OVER kullanımı

Over kelimesinin önce preposition (edat) anlamlarına bakalım:

  1. Üzerinde, üstünde (değmeden)

There was a lamp hanging over the table. (Masanın üzerinde bir lamba vardı.)
She held the umbrella over me. (Bana şemsiye tuttu.)
We are flying over Italy. (İtalya üzerinde uçuyoruz.)

2. Üzerin(d)e, üstün(d)e (kısmen ya da tamamen kaplar pozisyonda)

She put a blanket over the sleeping child. (Uyuyan çocuğun üstüne bir battaniye örttü.)
The sign over the door said “Entrance”. (Kapının üstündeki tabelada “Giriş” yazıyordu.)
She put some cling film over the salad. (Salatayı streçledi.)
She put a shawl over her shoulders. (Omzuna bir şal aldı.)
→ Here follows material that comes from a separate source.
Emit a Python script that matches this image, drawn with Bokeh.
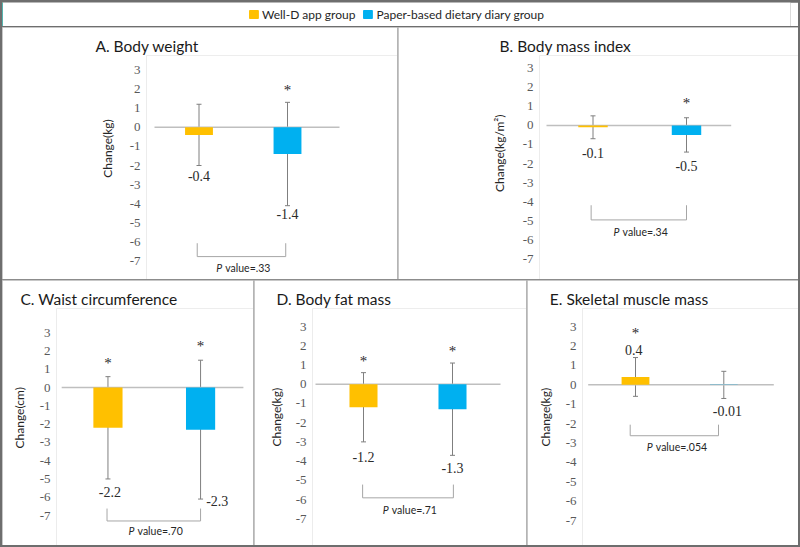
from bokeh.plotting import figure
from bokeh.models import (ColumnDataSource, Whisker, TeeHead, LabelSet, Title,
                          FixedTicker, Range1d, Legend, LegendItem)
from bokeh.core.properties import value
from bokeh.layouts import row, column
from bokeh.embed import file_html
from bokeh.resources import INLINE

# ---------------- data ----------------
groups = ["Well-D app group", "Paper-based dietary diary group"]
panel_titles = ["A. Body weight", "B. Body mass index", "C. Waist circumference",
                "D. Body fat mass", "E. Skeletal muscle mass"]
y_axis_labels = ["Change(kg)", "Change(kg/m\u00b2)", "Change(cm)", "Change(kg)", "Change(kg)"]
app_mean = [-0.4, -0.1, -2.2, -1.2, 0.4]
app_sd = [1.6, 0.6, 2.8, 1.8, 1.0]
paper_mean = [-1.4, -0.5, -2.3, -1.3, -0.01]
paper_sd = [2.7, 0.9, 3.8, 2.4, 0.7]
app_value_text = ["-0.4", "-0.1", "-2.2", "-1.2", "0.4"]
paper_value_text = ["-1.4", "-0.5", "-2.3", "-1.3", "-0.01"]
app_significant = [False, False, True, True, True]
paper_significant = [True, True, True, True, False]
p_values = [".33", ".34", ".70", ".71", ".054"]
y_ticks = [3, 2, 1, 0, -1, -2, -3, -4, -5, -6, -7]
y_tick_labels = ["3", "2", "1", "0", "-1", "-2", "-3", "-4", "-5", "-6", "-7"]

# ---------------- styles ----------------
COL_APP = "#FFC000"
COL_PAPER = "#00B0F0"
ERR_COL = "#7f7f7f"
ZERO_COL = "#bfbfbf"
BRACKET_COL = "#a6a6a6"
OUTER_COL = "#6e6e6e"
MID_COL = "#8c8c8c"
INNER_COL = "#b4b4b4"
SANS = "Lato"
SERIF = "Liberation Serif"
BAR_W = 0.315
TICK_STANDOFF = 6
TICK_LABEL_W = 11
AXLAB_H = 14.4
TITLE_H = 19
STAR_SHIFT_PX = 3
AXLAB_LEN = {"Change(kg)": 58.6, "Change(kg/m\u00b2)": 77.0, "Change(cm)": 62.5}

# ------------- layout (reference pixel measurements, data-unit annotation spots) -------------
LAYOUT = [
    dict(box=(2, 27, 397, 279), y3=69.3, y_7=260.7, xr=140, c1=198.5, c2=287.0,
         zero=(154, 339), axlab=(110, 148), title=(95, 45),
         lab_y=(-2.56, -4.51), lab_dx=(0, 0), star_y=(2.0, 2.09), br=(0.98, 1.98, -6.06, -6.76), p_y=-7.38),
    dict(box=(398, 27, 798, 279), y3=67.7, y_7=258.3, xr=532.7, c1=592.5, c2=686.0,
         zero=(546, 730.7), axlab=(501.7, 153), title=(499, 45),
         lab_y=(-1.43, -2.12), lab_dx=(0, 0), star_y=(1.3, 1.32), br=(0.98, 2.0, -4.19, -4.96), p_y=-5.57),
    dict(box=(2, 280, 253, 545), y3=332.3, y_7=515.0, xr=45.7, c1=104.5, c2=199.0,
         zero=(57.3, 242.7), axlab=(18.3, 416.7), title=(16, 298.3),
         lab_y=(-5.71, -6.22), lab_dx=(0.02, 0.18), star_y=(1.49, 2.46), br=(0.99, 2.0, -6.62, -7.3), p_y=-7.85),
    dict(box=(254, 280, 526, 545), y3=326.0, y_7=518.3, xr=305.7, c1=363.0, c2=452.0,
         zero=(315, 500), axlab=(279.3, 416.7), title=(276, 298.3),
         lab_y=(-3.78, -4.35), lab_dx=(0, 0), star_y=(1.37, 1.89), br=(0.99, 2.01, -5.22, -5.91), p_y=-6.55),
    dict(box=(527, 280, 798, 545), y3=326.0, y_7=520.0, xr=576.0, c1=635.0, c2=723.3,
         zero=(587.7, 773.3), axlab=(548.3, 416.7), title=(549.3, 298.3),
         lab_y=(1.79, -1.34), lab_dx=(-0.02, 0.04), star_y=(2.82, 1.0), br=(0.94, 1.94, -2.06, -2.63), p_y=-3.23),
]


def make_panel(i):
    L = LAYOUT[i]
    bx0, by0, bx1, by1 = L["box"]
    fw, fh = bx1 - bx0, by1 - by0
    ppu_y = (L["y_7"] - L["y3"]) / 10
    zero_fy = L["y3"] + 0.3 * (L["y_7"] - L["y3"]) - by0
    t_fx = L["title"][0] - bx0
    t_fy = L["title"][1] - by0
    top = int(round(t_fy + TITLE_H / 2))
    fx_left = int(round(L["xr"] - bx0 + TICK_STANDOFF))
    ppu_x = L["c2"] - L["c1"]
    c1_fx = L["c1"] - bx0
    x_start = 1 - (c1_fx - fx_left) / ppu_x
    x_end = x_start + (fw - fx_left) / ppu_x
    y_end = (zero_fy - top) / ppu_y
    y_start = -(fh - zero_fy) / ppu_y

    p = figure(width=fw, height=fh, x_range=Range1d(x_start, x_end), y_range=Range1d(y_start, y_end),
               output_backend="svg", toolbar_location=None, x_axis_location=None,
               min_border_left=fx_left, min_border_right=0, min_border_top=top,
               min_border_bottom=0)
    p.outline_line_color = None
    p.grid.visible = False
    p.background_fill_color = "white"
    p.border_fill_color = "white"

    # panel title (side panel, so not clipped by the frame)
    p.title.text = panel_titles[i]
    p.title.align = "left"
    p.title.offset = t_fx - fx_left
    p.title.vertical_align = "middle"
    p.title.standoff = 0
    p.title.text_font = SANS
    p.title.text_font_size = "15.5px"
    p.title.text_font_style = "normal"
    p.title.text_color = "#1a1a1a"

    ax = p.yaxis[0]
    ax.ticker = FixedTicker(ticks=y_ticks)
    ax.major_label_overrides = {t: s for t, s in zip(y_ticks, y_tick_labels)}
    ax.axis_line_color = None
    ax.major_tick_line_color = None
    ax.minor_tick_line_color = None
    ax.major_tick_out = 0
    ax.major_tick_in = 0
    ax.major_label_standoff = TICK_STANDOFF
    ax.major_label_text_font = SERIF
    ax.major_label_text_font_size = "13px"
    ax.major_label_text_color = "#595959"

    # y-axis caption as a left-side title so it can sit off the frame's centre
    cx = L["axlab"][0] - bx0
    cy = L["axlab"][1] - by0
    ax_w = TICK_STANDOFF + TICK_LABEL_W
    st = max(0.0, 2 * (fx_left - ax_w - cx) - 2 - AXLAB_H)
    ylen = AXLAB_LEN[y_axis_labels[i]]
    p.add_layout(Title(text=y_axis_labels[i], align="left", offset=fh - (cy + ylen / 2),
                       vertical_align="middle", standoff=int(round(st)), text_font=SANS,
                       text_font_size="12px", text_font_style="normal", text_color="#262626"),
                 "left")

    # zero line
    zl = 1 + (L["zero"][0] - L["c1"]) / (L["c2"] - L["c1"])
    zr = 1 + (L["zero"][1] - L["c1"]) / (L["c2"] - L["c1"])
    p.line(x=[zl, zr], y=[0, 0], line_color=ZERO_COL, line_width=1.5)

    means = [app_mean[i], paper_mean[i]]
    sds = [app_sd[i], paper_sd[i]]
    src = ColumnDataSource(dict(
        x=[1, 2], top=means, color=[COL_APP, COL_PAPER],
        upper=[m + s for m, s in zip(means, sds)],
        lower=[m - s for m, s in zip(means, sds)],
    ))
    p.vbar(x="x", top="top", bottom=0, width=BAR_W, fill_color="color", line_color=None, source=src)
    w = Whisker(base="x", upper="upper", lower="lower", source=src, dimension="height",
                line_color=ERR_COL, line_width=1,
                upper_head=TeeHead(size=5, line_color=ERR_COL, line_width=1),
                lower_head=TeeHead(size=5, line_color=ERR_COL, line_width=1))
    p.add_layout(w)

    # value labels
    vsrc = ColumnDataSource(dict(
        x=[1 + L["lab_dx"][0], 2 + L["lab_dx"][1]], y=list(L["lab_y"]),
        text=[app_value_text[i], paper_value_text[i]]))
    p.add_layout(LabelSet(x="x", y="y", text="text", source=vsrc, text_align="center",
                          text_baseline="middle", text_font=value(SERIF), text_font_size="14px",
                          text_color="#2b2b2b"))

    # significance stars
    sig = [app_significant[i], paper_significant[i]]
    sx_list = [k + 1 for k in range(2) if sig[k]]
    sy_list = [L["star_y"][k] - STAR_SHIFT_PX / ppu_y for k in range(2) if sig[k]]
    ssrc = ColumnDataSource(dict(x=sx_list, y=sy_list, text=["*"] * len(sx_list)))
    p.add_layout(LabelSet(x="x", y="y", text="text", source=ssrc, text_align="center",
                          text_baseline="middle", text_font=value(SERIF), text_font_size="15px",
                          text_color="#2b2b2b"))

    # comparison bracket and P value (italic "P" + upright rest, centred under the bracket)
    b0, b1, btop, bbot = L["br"]
    p.line(x=[b0, b0, b1, b1], y=[btop, bbot, bbot, btop], line_color=BRACKET_COL, line_width=1)
    rest = "value=" + p_values[i]
    pw, cw = 9.0, 4.6
    total = pw + cw * len(rest)
    xm = (b0 + b1) / 2
    psrc = ColumnDataSource(dict(x=[xm], y=[L["p_y"]], p=["P"], rest=[rest]))
    p.add_layout(LabelSet(x="x", y="y", text="p", source=psrc, x_offset=-total / 2,
                          text_align="left", text_baseline="middle", text_font=value(SANS),
                          text_font_size="10.5px", text_font_style="italic", text_color="#262626"))
    p.add_layout(LabelSet(x="x", y="y", text="rest", source=psrc, x_offset=-total / 2 + pw,
                          text_align="left", text_baseline="middle", text_font=value(SANS),
                          text_font_size="10.5px", text_color="#262626"))
    return p


panels = [make_panel(i) for i in range(5)]

# legend strip (legend swatches need one row of data; it lies outside the visible range)
lg = figure(width=796, height=24, output_backend="svg", toolbar_location=None,
            x_axis_location=None, y_axis_location=None, min_border=0, min_border_right=8,
            x_range=Range1d(0, 1), y_range=Range1d(0, 1))
lg.outline_line_color = None
lg.grid.visible = False
r_app = lg.vbar(x=[-5], top=[1], width=0.1, fill_color=COL_APP, line_color=COL_APP)
r_paper = lg.vbar(x=[-5], top=[1], width=0.1, fill_color=COL_PAPER, line_color=COL_PAPER)
legend = Legend(items=[LegendItem(label=groups[0], renderers=[r_app]),
                       LegendItem(label=groups[1], renderers=[r_paper])],
                orientation="horizontal", location="center", glyph_width=11, glyph_height=10,
                label_standoff=3, spacing=7, padding=0, margin=0, border_line_color=None,
                background_fill_alpha=0, label_text_font=SANS, label_text_font_size="12px",
                label_text_color="#262626", label_height=16)
lg.add_layout(legend, "center")

top_row = row(panels[0], panels[1], spacing=1, styles={"background-color": INNER_COL})
bottom_row = row(panels[2], panels[3], panels[4], spacing=1, styles={"background-color": INNER_COL})
body = column(top_row, bottom_row, spacing=1, styles={"background-color": MID_COL})
root = column(lg, body, spacing=1, styles={"background-color": OUTER_COL, "padding": "2px"})

open("out.html", "w").write(file_html(root, INLINE))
3. Üzerinde, üstünde (Bir taraftan öbür tarafa) = across

There was a bridge over the river. (Nehrin üstünde bir köprü vardı.)
The children ran over the grass. (Çocuklar çimenlerde koştu.)

4. Üzerinden, üstünden (bir şeyi aşarak)

He jumped over the wall. (Duvarın üstünden atladı.)

5. Karşı tarafında, karşısında

Herbert lives over the road. (Herbert, yolun karşısında oturuyor.)
There is a pub over the road. (Yolun karşısında bir bar var.)

6. Her tarafını, her yerini (all over)

They’ve travelled all over the world. (Dünyanın her yerini gezdiler.)
There were books lying around all over the place. (Her yerde kitaplar vardı.)

7. Fazla

Over two million books have been sold so far. (Şimdiye kadar iki milyondan fazla kitap satıldı.)
I stayed in Portugal for over 10 days. (Portekiz’de 10 günden fazla kaldım.)

8. Üzerinde, üstünde (mevki); -den büyük (yaş olarak)

He has only the general manager over him. (Onun üstünde sadece genel müdür var.)
I have a regional sales director over me. (Benim üstümde bölge satış direktörü var.)
Children over the age of 15 pay the full price. (15 yaşından büyük çocuklar tam ücret öder.)

9. Sırasında, -de, -da

We’ll talk about it over lunch. (Onu yemekte konuşacağız.)
Shall we discuss it over a drink? (Bunu içki içerken tartışalım mı?)
You’ll forget her over time. (Onu zamanla unutacaksın.)

10. Hakkında, ile ilgili

He was killed during an argument over money. (Para ile ilgili bir tartışmada öldürüldü.)
There is no point in arguing over something so unimportant. (Bu kadar önemsiz bir şey hakkında tartışmanın anlamı yok.)

11. -de, -da

I heard the news over the radio. (Haberi radyoda duydum.)
They spoke over the phone. (Telefonda konuştular.)

Şimdi over kelimesinin adverb (zarf) anlamlarına bakalım:

1. Karşı tarafa, karşıya

He stopped and crossed over. (Durdu ve karşıya geçti.)
Wait over there. (Şurada bekle.)

2. Bitmiş, sona ermiş

The conference is over. (Konferans bitti.)

3. Yeniden, tekrar

You must do it over. (Onu yeniden yapman lazım.)

4. (Telsiz konuşmalarında) Tamam

Message received. Over. (Mesaj alındı. Tamam.)